§ **What the task asks**:
Repeat every line of the listing below exactly, minus the pictures.

§ **Recorded information**:
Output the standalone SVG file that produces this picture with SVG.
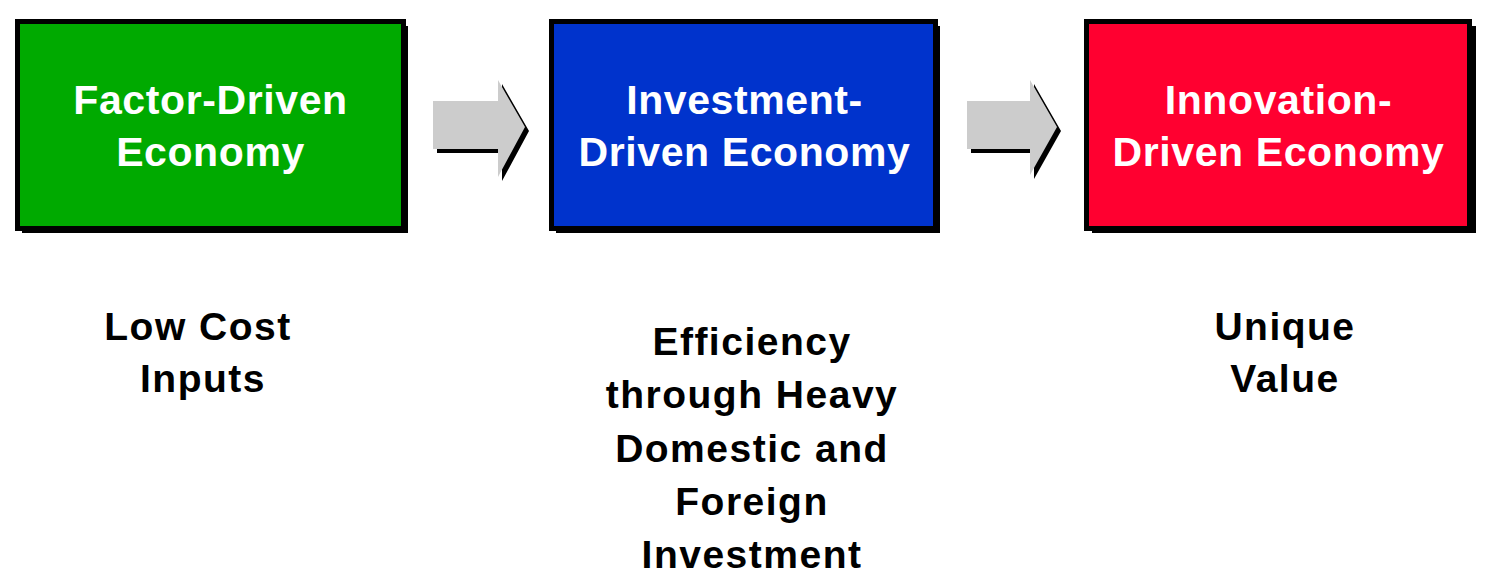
<svg xmlns="http://www.w3.org/2000/svg" width="1498" height="588" viewBox="0 0 1498 588">
<style>
.shadow{fill:#000}
.box{stroke:#000;stroke-width:5}
.title{font-family:"Liberation Sans",Arial,sans-serif;font-weight:bold;font-size:41px;fill:#fff;text-anchor:middle;letter-spacing:0.6px}
.label{font-family:"Liberation Sans",Arial,sans-serif;font-weight:bold;font-size:39px;fill:#000;text-anchor:middle;letter-spacing:1.5px}
.arrow{fill:#cccccc}
</style>
<rect width="1498" height="588" fill="#fff"/>
<g id="connectors">
  <g id="arrow1">
    <path class="shadow" d="M437,105 H502 V84 L529,131 L502,181 V153 H437 Z"/>
    <path class="arrow" d="M433,101 H498 V80 L525,127 L498,177 V149 H433 Z"/>
  </g>
  <g id="arrow2">
    <path class="shadow" d="M971,105 H1034 V84 L1061,131 L1034,179 V153 H971 Z"/>
    <path class="arrow" d="M967,101 H1030 V80 L1057,127 L1030,175 V149 H967 Z"/>
  </g>
</g>
<g id="node-factor">
  <rect class="shadow" x="22" y="26" width="386" height="207"/>
  <rect class="box" x="17.5" y="21.5" width="386" height="207" fill="#00AA00"/>
  <text class="title" x="210.5" y="114">Factor-Driven</text>
  <text class="title" x="210.5" y="166">Economy</text>
</g>
<g id="node-investment">
  <rect class="shadow" x="556" y="26" width="384" height="207"/>
  <rect class="box" x="551.5" y="21.5" width="384" height="207" fill="#0033CC"/>
  <text class="title" x="744.5" y="114">Investment-</text>
  <text class="title" x="744.5" y="166">Driven Economy</text>
</g>
<g id="node-innovation">
  <rect class="shadow" x="1092" y="26" width="384" height="207"/>
  <rect class="box" x="1086.5" y="21.5" width="383" height="207" fill="#FF0030"/>
  <text class="title" x="1278.5" y="114">Innovation-</text>
  <text class="title" x="1278.5" y="166">Driven Economy</text>
</g>
<g id="label-factor">
  <text class="label" x="198" y="340">Low Cost</text>
  <text class="label" x="203" y="392">Inputs</text>
</g>
<g id="label-investment">
  <text class="label" x="752" y="355">Efficiency</text>
  <text class="label" x="752" y="408">through Heavy</text>
  <text class="label" x="752" y="462">Domestic and</text>
  <text class="label" x="752" y="515">Foreign</text>
  <text class="label" x="752" y="568">Investment</text>
</g>
<g id="label-innovation">
  <text class="label" x="1285" y="340">Unique</text>
  <text class="label" x="1285" y="392">Value</text>
</g>
</svg>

§ **Worked solution**:
Output the standalone SVG file that produces this picture with SVG.
<svg xmlns="http://www.w3.org/2000/svg" width="1498" height="588" viewBox="0 0 1498 588">
<style>
.shadow{fill:#000}
.box{stroke:#000;stroke-width:5}
.title{font-family:"Liberation Sans",Arial,sans-serif;font-weight:bold;font-size:41px;fill:#fff;text-anchor:middle;letter-spacing:0.6px}
.label{font-family:"Liberation Sans",Arial,sans-serif;font-weight:bold;font-size:39px;fill:#000;text-anchor:middle;letter-spacing:1.5px}
.arrow{fill:#cccccc}
</style>
<rect width="1498" height="588" fill="#fff"/>
<g id="connectors">
  <g id="arrow1">
    <path class="shadow" d="M437,105 H502 V84 L529,131 L502,181 V153 H437 Z"/>
    <path class="arrow" d="M433,101 H498 V80 L525,127 L498,177 V149 H433 Z"/>
  </g>
  <g id="arrow2">
    <path class="shadow" d="M971,105 H1034 V84 L1061,131 L1034,179 V153 H971 Z"/>
    <path class="arrow" d="M967,101 H1030 V80 L1057,127 L1030,175 V149 H967 Z"/>
  </g>
</g>
<g id="node-factor">
  <rect class="shadow" x="22" y="26" width="386" height="207"/>
  <rect class="box" x="17.5" y="21.5" width="386" height="207" fill="#00AA00"/>
  <text class="title" x="210.5" y="114">Factor-Driven</text>
  <text class="title" x="210.5" y="166">Economy</text>
</g>
<g id="node-investment">
  <rect class="shadow" x="556" y="26" width="384" height="207"/>
  <rect class="box" x="551.5" y="21.5" width="384" height="207" fill="#0033CC"/>
  <text class="title" x="744.5" y="114">Investment-</text>
  <text class="title" x="744.5" y="166">Driven Economy</text>
</g>
<g id="node-innovation">
  <rect class="shadow" x="1092" y="26" width="384" height="207"/>
  <rect class="box" x="1086.5" y="21.5" width="383" height="207" fill="#FF0030"/>
  <text class="title" x="1278.5" y="114">Innovation-</text>
  <text class="title" x="1278.5" y="166">Driven Economy</text>
</g>
<g id="label-factor">
  <text class="label" x="198" y="340">Low Cost</text>
  <text class="label" x="203" y="392">Inputs</text>
</g>
<g id="label-investment">
  <text class="label" x="752" y="355">Efficiency</text>
  <text class="label" x="752" y="408">through Heavy</text>
  <text class="label" x="752" y="462">Domestic and</text>
  <text class="label" x="752" y="515">Foreign</text>
  <text class="label" x="752" y="568">Investment</text>
</g>
<g id="label-innovation">
  <text class="label" x="1285" y="340">Unique</text>
  <text class="label" x="1285" y="392">Value</text>
</g>
</svg>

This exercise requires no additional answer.